**Provided data:**
○ ○ ○

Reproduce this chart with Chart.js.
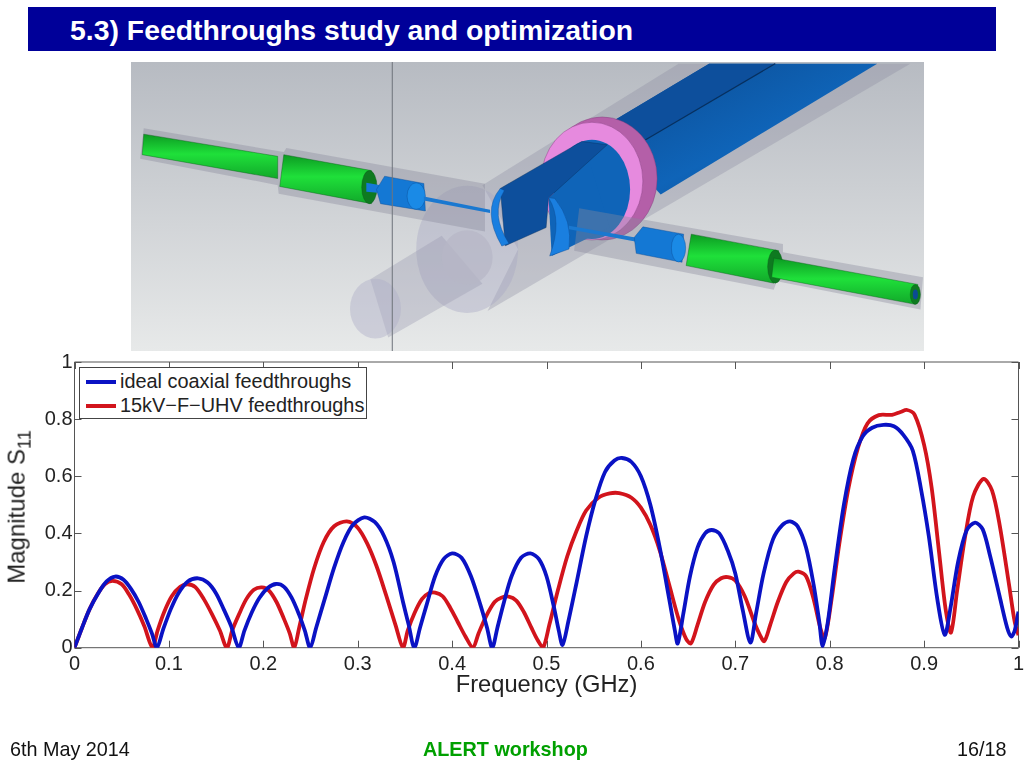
<!DOCTYPE html>
<html>
<head>
<meta charset="utf-8">
<title>Feedthroughs study and optimization</title>
<script src="https://cdn.jsdelivr.net/npm/chart.js@4/dist/chart.umd.min.js"></script>
<style>
html, body { margin: 0; padding: 0; background: #fff; font-family: "Liberation Sans", Arial, sans-serif; }
#page { position: relative; width: 1024px; height: 768px; overflow: hidden; }
#page > * { position: absolute; }
#titlebar { left: 28px; top: 7px; width: 968px; height: 44px; background: #000099; color: #fff; font-weight: bold; font-size: 28.4px; line-height: 46px; }
#titlebar span { margin-left: 42px; }
#model { left: 131px; top: 62px; }
#chart { left: 0; top: 0; }
#ylabel { left: 19px; top: 507px; font-size: 24px; color: #222; white-space: nowrap; transform: translate(-50%, -50%) rotate(-90deg); }
#ylabel sub { font-size: 18px; }
#legend { left: 79px; top: 367px; width: 286px; height: 50px; background: #fff; border: 1px solid #444; color: #222; font-size: 19.9px; }
#legend div { position: absolute; left: 6px; height: 24px; line-height: 24px; white-space: nowrap; }
#legend i { display: inline-block; width: 30px; height: 3.5px; vertical-align: middle; margin-right: 4px; position: relative; top: -1px; }
.foot { top: 738px; font-size: 19.8px; line-height: 22px; color: #111; }
</style>
</head>
<body>
<div id="page">
  <div id="titlebar"><span>5.3) Feedthroughs study and optimization</span></div>

  <svg id="model" width="793" height="289" viewBox="0 0 1557 873" preserveAspectRatio="none">
    <defs>
      <linearGradient id="bg" x1="0" y1="0" x2="0" y2="1"><stop offset="0" stop-color="#b7bbc2"/><stop offset="1" stop-color="#e7e9e9"/></linearGradient>
      <linearGradient id="bl" x1="0" y1="0" x2="1" y2="1"><stop offset="0" stop-color="#0b4b92"/><stop offset="0.55" stop-color="#0f64b8"/><stop offset="1" stop-color="#0a4686"/></linearGradient>
      <linearGradient id="gr" x1="0" y1="0" x2="0" y2="1"><stop offset="0" stop-color="#0c9a22"/><stop offset="0.45" stop-color="#1fe03a"/><stop offset="1" stop-color="#11a82a"/></linearGradient>
    </defs>
    <rect width="1557" height="873" fill="url(#bg)"/>
    <!-- outer transparent tubes -->
    <polygon points="1075,5 1530,5 700,752 760,566 690,372" fill="#8a8aa0" fill-opacity=".32"/>
    <ellipse cx="660" cy="566" rx="100" ry="192" fill="#a8a8c4" fill-opacity=".4"/>
    <polygon points="470,656 610,525 690,670 505,832" fill="#9898b0" fill-opacity=".35"/>
    <ellipse cx="480" cy="745" rx="50" ry="90" fill="#b0b0c8" fill-opacity=".45"/>
    <ellipse cx="660" cy="590" rx="50" ry="82" fill="#b6b6c6" fill-opacity=".7"/>
    <polygon points="25,200 300,272 305,260 695,368 695,512 290,398 288,372 18,292" fill="#8a8a9c" fill-opacity=".38"/>
    <!-- left green conductor -->
    <polygon points="25,218 288,285 288,352 22,280" fill="url(#gr)" stroke="#0a5c18"/>
    <polygon points="300,280 472,328 472,428 292,376" fill="url(#gr)" stroke="#0a5c18"/>
    <ellipse cx="468" cy="378" rx="15" ry="50" fill="#0e7a20" stroke="#0a5c18"/>
    <!-- left connector -->
    <polygon points="462,365 490,372 490,396 462,392" fill="#1578d8"/>
    <polygon points="498,345 575,367 578,450 490,428 482,385" fill="#1478d4" stroke="#0b4b92"/>
    <ellipse cx="560" cy="405" rx="18" ry="40" fill="#1a8ae6" stroke="#0b4b92"/>
    <polygon points="575,406 705,446 705,456 575,418" fill="#1a78d0"/>
    <!-- far part of the beam, ring, near part -->
    <polygon points="950,175 1135,5 1465,5 1040,400 980,300" fill="url(#bl)"/>
    <polygon points="950,175 1135,5 1265,5 1010,235" fill="#0d4f9c"/>
    <line x1="1010" y1="235" x2="1265" y2="5" stroke="#07305f" stroke-width="3"/>
    <ellipse cx="925" cy="352" rx="108" ry="186" fill="#b45fa8" stroke="#7e3c78"/>
    <ellipse cx="905" cy="360" rx="100" ry="178" fill="#e68ade" stroke="#7e3c78"/>
    <ellipse cx="905" cy="385" rx="75" ry="150" fill="#0f64b8"/>
    <polygon points="820,410 900,300 940,500 826,586" fill="#0f64b8"/>
    <polygon points="725,382 885,240 935,250 820,410 815,500 735,555" fill="#0d4f9c" stroke="#07305f"/>
    <path d="M725,382 Q688,450 728,556 L742,548 Q705,460 733,388 Z" fill="#1a7fe0" stroke="#0b4b92"/>
    <path d="M820,410 Q848,480 822,586 L860,565 Q868,480 832,412 Z" fill="#1a7fe0" stroke="#0b4b92"/>
    <polygon points="880,442 1280,550 1280,575 1555,650 1550,748 1268,662 1262,688 870,570" fill="#8a8a9c" fill-opacity=".38"/>
    <!-- right connector -->
    <polygon points="860,495 990,530 990,542 860,505" fill="#1a78d0"/>
    <polygon points="1005,498 1085,520 1082,605 992,578 988,530" fill="#1478d4" stroke="#0b4b92"/>
    <ellipse cx="1075" cy="562" rx="14" ry="42" fill="#1a8ae6" stroke="#0b4b92"/>
    <!-- right green conductor -->
    <polygon points="1100,520 1272,570 1262,668 1090,615" fill="url(#gr)" stroke="#0a5c18"/>
    <ellipse cx="1265" cy="618" rx="15" ry="50" fill="#0e7a20" stroke="#0a5c18"/>
    <polygon points="1262,592 1545,672 1540,732 1258,650" fill="url(#gr)" stroke="#0a5c18"/>
    <ellipse cx="1540" cy="702" rx="10" ry="30" fill="#0e7a20" stroke="#0a5c18"/>
    <ellipse cx="1540" cy="702" rx="5" ry="15" fill="#0b4b92"/>
    <line x1="513" y1="0" x2="513" y2="873" stroke="#70747c" stroke-width="2"/>
  </svg>

  <canvas id="chart" width="1024" height="768"></canvas>
  <div id="ylabel">Magnitude S<sub>11</sub></div>
  <div id="legend"></div>

  <div class="foot" style="left:10px">6th May 2014</div>
  <div class="foot" style="left:423px;color:#00a000;font-weight:bold">ALERT workshop</div>
  <div class="foot" style="left:957px">16/18</div>
</div>

<script>
var xTicks = [0, 0.1, 0.2, 0.3, 0.4, 0.5, 0.6, 0.7, 0.8, 0.9, 1];
var yTicks = [0, 0.2, 0.4, 0.6, 0.8, 1];

var idealLabel = 'ideal coaxial feedthroughs';
var idealColor = '#0a12c4';
var idealFreq = [0, .008, .016, .025, .034, .043, .052, .06, .068, .076, .082, .0873,
    .094, .102, .11, .12, .131, .141, .15, .158, .166, .174,
    .18, .188, .196, .205, .2136, .222, .23, .238, .244, .2496,
    .256, .265, .275, .285, .295, .307, .318, .328, .338, .348, .354, .36,
    .366, .373, .382, .391, .4, .41, .42, .43, .437, .4425,
    .448, .455, .463, .473, .483, .492, .5, .508, .513, .517,
    .523, .532, .542, .552, .562, .572, .58, .59, .6, .61, .62, .63, .636, .639,
    .645, .652, .66, .668, .675, .683, .692, .7, .708, .716,
    .722, .73, .74, .75, .758, .766, .775, .783, .789, .7926,
    .798, .805, .815, .825, .835, .845, .857, .868, .878, .888, .897, .905, .914, .9218,
    .928, .936, .945, .954, .962, .97, .98, .988, .9924, .996, 1];
var idealMag = [0, .07, .135, .19, .232, .249, .238, .205, .16, .1, .05, 0,
    .065, .135, .19, .232, .243, .228, .19, .135, .075, 0,
    .06, .125, .175, .21, .223, .213, .175, .115, .06, 0,
    .07, .17, .28, .37, .43, .456, .44, .39, .3, .16, .08, 0,
    .07, .15, .25, .31, .33, .315, .25, .15, .07, 0,
    .07, .16, .25, .315, .33, .31, .25, .14, .06, .01,
    .09, .23, .39, .52, .615, .655, .664, .65, .6, .5, .35, .17, .06, .015,
    .12, .25, .35, .4, .412, .4, .34, .26, .13, .018,
    .12, .26, .38, .43, .442, .425, .35, .22, .09, .005,
    .09, .27, .5, .66, .74, .77, .78, .775, .745, .69, .55, .39, .17, .045,
    .14, .3, .41, .438, .415, .32, .18, .07, .039, .06, .126];

var uhvLabel = '15kV\u2212F\u2212UHV feedthroughs';
var uhvColor = '#d2141c';
var uhvFreq = [0, .008, .016, .024, .032, .0403, .05, .058, .066, .074, .0826,
    .088, .095, .103, .112, .12, .128, .137, .146, .154, .1614,
    .167, .174, .182, .19, .1985, .206, .214, .222, .228, .2327,
    .238, .245, .254, .264, .275, .2885, .3, .31, .32, .33, .34, .348,
    .353, .36, .368, .375, .382, .39, .398, .406, .414, .422,
    .428, .436, .445, .452, .46, .468, .476, .484, .49, .4963,
    .503, .512, .522, .532, .542, .555, .567, .577, .59, .6, .61, .62, .63, .64, .648, .653,
    .66, .668, .677, .685, .692, .7, .71, .72, .726, .7307,
    .737, .745, .754, .762, .767, .775, .783, .79, .7947,
    .802, .81, .82, .83, .84, .852, .866, .875, .882, .89, .9, .908, .916, .923, .9285,
    .935, .943, .952, .963, .972, .98, .99, .996, 1];
var uhvMag = [0, .07, .135, .185, .222, .234, .222, .185, .135, .075, 0,
    .06, .125, .18, .213, .222, .212, .17, .115, .06, 0,
    .06, .115, .17, .203, .211, .2, .16, .1, .05, 0,
    .07, .17, .28, .37, .425, .442, .42, .365, .285, .185, .08, 0,
    .06, .12, .17, .19, .193, .18, .14, .09, .04, 0,
    .05, .11, .16, .175, .179, .165, .125, .07, .03, 0,
    .08, .2, .32, .41, .48, .525, .54, .541, .525, .49, .43, .34, .22, .1, .03, .015,
    .08, .16, .22, .243, .247, .235, .18, .09, .045, .023,
    .08, .16, .23, .26, .266, .25, .17, .07, .033,
    .17, .36, .56, .7, .785, .814, .815, .825, .832, .815, .71, .56, .33, .13, .053,
    .2, .38, .53, .591, .55, .43, .22, .09, .044];

function toPoints(xs, ys) {
    return xs.map(function(x, i) { return { x: x, y: ys[i] }; });
}

// matlab style box with short ticks pointing into the plot
var matlabBox = {
    id: 'matlabBox',
    beforeDatasetsDraw: function(chart) {
        var ctx = chart.ctx, a = chart.chartArea, len = 7;
        ctx.save();
        ctx.strokeStyle = '#555';
        ctx.lineWidth = 1;
        ctx.beginPath();
        xTicks.forEach(function(t) {
            var px = Math.round(chart.scales.x.getPixelForValue(t)) + 0.5;
            ctx.moveTo(px, a.bottom); ctx.lineTo(px, a.bottom - len);
            ctx.moveTo(px, a.top); ctx.lineTo(px, a.top + len);
        });
        yTicks.forEach(function(t) {
            var py = Math.round(chart.scales.y.getPixelForValue(t)) + 0.5;
            ctx.moveTo(a.left, py); ctx.lineTo(a.left + len, py);
            ctx.moveTo(a.right, py); ctx.lineTo(a.right - len, py);
        });
        ctx.rect(a.left, a.top, a.right - a.left, a.bottom - a.top);
        ctx.stroke();
        ctx.restore();
    }
};

var tickFont = { family: '"Liberation Sans", Arial, sans-serif', size: 20 };

new Chart(document.getElementById('chart').getContext('2d'), {
    type: 'line',
    data: {
        datasets: [
            { label: idealLabel, data: toPoints(idealFreq, idealMag), borderColor: idealColor },
            { label: uhvLabel, data: toPoints(uhvFreq, uhvMag), borderColor: uhvColor }
        ]
    },
    plugins: [matlabBox],
    options: {
        responsive: false,
        animation: false,
        layout: { padding: { top: 362, right: 5.5, bottom: 68, left: 0 } },
        elements: {
            point: { radius: 0 },
            line: { borderWidth: 3.8, tension: 0.3, borderJoinStyle: 'round' }
        },
        plugins: { legend: { display: false }, tooltip: { enabled: false } },
        scales: {
            x: {
                type: 'linear', min: 0, max: 1,
                grid: { display: false },
                border: { display: false },
                afterFit: function(s) { s.height = 52.3; s.paddingLeft = 0; s.paddingRight = 0; },
                afterBuildTicks: function(s) { s.ticks = xTicks.map(function(v) { return { value: v }; }); },
                ticks: {
                    color: '#222', font: tickFont, padding: -3, maxRotation: 0,
                    callback: function(v) { return String(v); }
                },
                title: {
                    display: true, text: 'Frequency (GHz)', color: '#222',
                    font: { family: tickFont.family, size: 23.7 }, padding: { top: 0, bottom: 0 }
                }
            },
            y: {
                type: 'linear', min: 0, max: 1,
                grid: { display: false },
                border: { display: false },
                afterFit: function(s) { s.width = 74.5; s.paddingTop = 0; s.paddingBottom = 0; },
                afterBuildTicks: function(s) { s.ticks = yTicks.map(function(v) { return { value: v }; }); },
                ticks: {
                    color: '#222', font: tickFont, padding: -6,
                    callback: function(v) { return String(v); }
                }
            }
        }
    }
});

// legend box sits over the plot, built from the series names and colours
var legendBox = document.getElementById('legend');
[[idealLabel, idealColor, 1], [uhvLabel, uhvColor, 25]].forEach(function(item) {
    var row = document.createElement('div');
    row.style.top = item[2] + 'px';
    var swatch = document.createElement('i');
    swatch.style.background = item[1];
    row.appendChild(swatch);
    row.appendChild(document.createTextNode(item[0]));
    legendBox.appendChild(row);
});
</script>
</body>
</html>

○ ○ ○

**Do this:** Repeat exactly and only the lines from the start of the data above through the line that holds "study and optimization</span></div>", inclusive. Pictures do not belong in the copy.

**Completed task:**
Reproduce this chart with Chart.js.
<!DOCTYPE html>
<html>
<head>
<meta charset="utf-8">
<title>Feedthroughs study and optimization</title>
<script src="https://cdn.jsdelivr.net/npm/chart.js@4/dist/chart.umd.min.js"></script>
<style>
html, body { margin: 0; padding: 0; background: #fff; font-family: "Liberation Sans", Arial, sans-serif; }
#page { position: relative; width: 1024px; height: 768px; overflow: hidden; }
#page > * { position: absolute; }
#titlebar { left: 28px; top: 7px; width: 968px; height: 44px; background: #000099; color: #fff; font-weight: bold; font-size: 28.4px; line-height: 46px; }
#titlebar span { margin-left: 42px; }
#model { left: 131px; top: 62px; }
#chart { left: 0; top: 0; }
#ylabel { left: 19px; top: 507px; font-size: 24px; color: #222; white-space: nowrap; transform: translate(-50%, -50%) rotate(-90deg); }
#ylabel sub { font-size: 18px; }
#legend { left: 79px; top: 367px; width: 286px; height: 50px; background: #fff; border: 1px solid #444; color: #222; font-size: 19.9px; }
#legend div { position: absolute; left: 6px; height: 24px; line-height: 24px; white-space: nowrap; }
#legend i { display: inline-block; width: 30px; height: 3.5px; vertical-align: middle; margin-right: 4px; position: relative; top: -1px; }
.foot { top: 738px; font-size: 19.8px; line-height: 22px; color: #111; }
</style>
</head>
<body>
<div id="page">
  <div id="titlebar"><span>5.3) Feedthroughs study and optimization</span></div>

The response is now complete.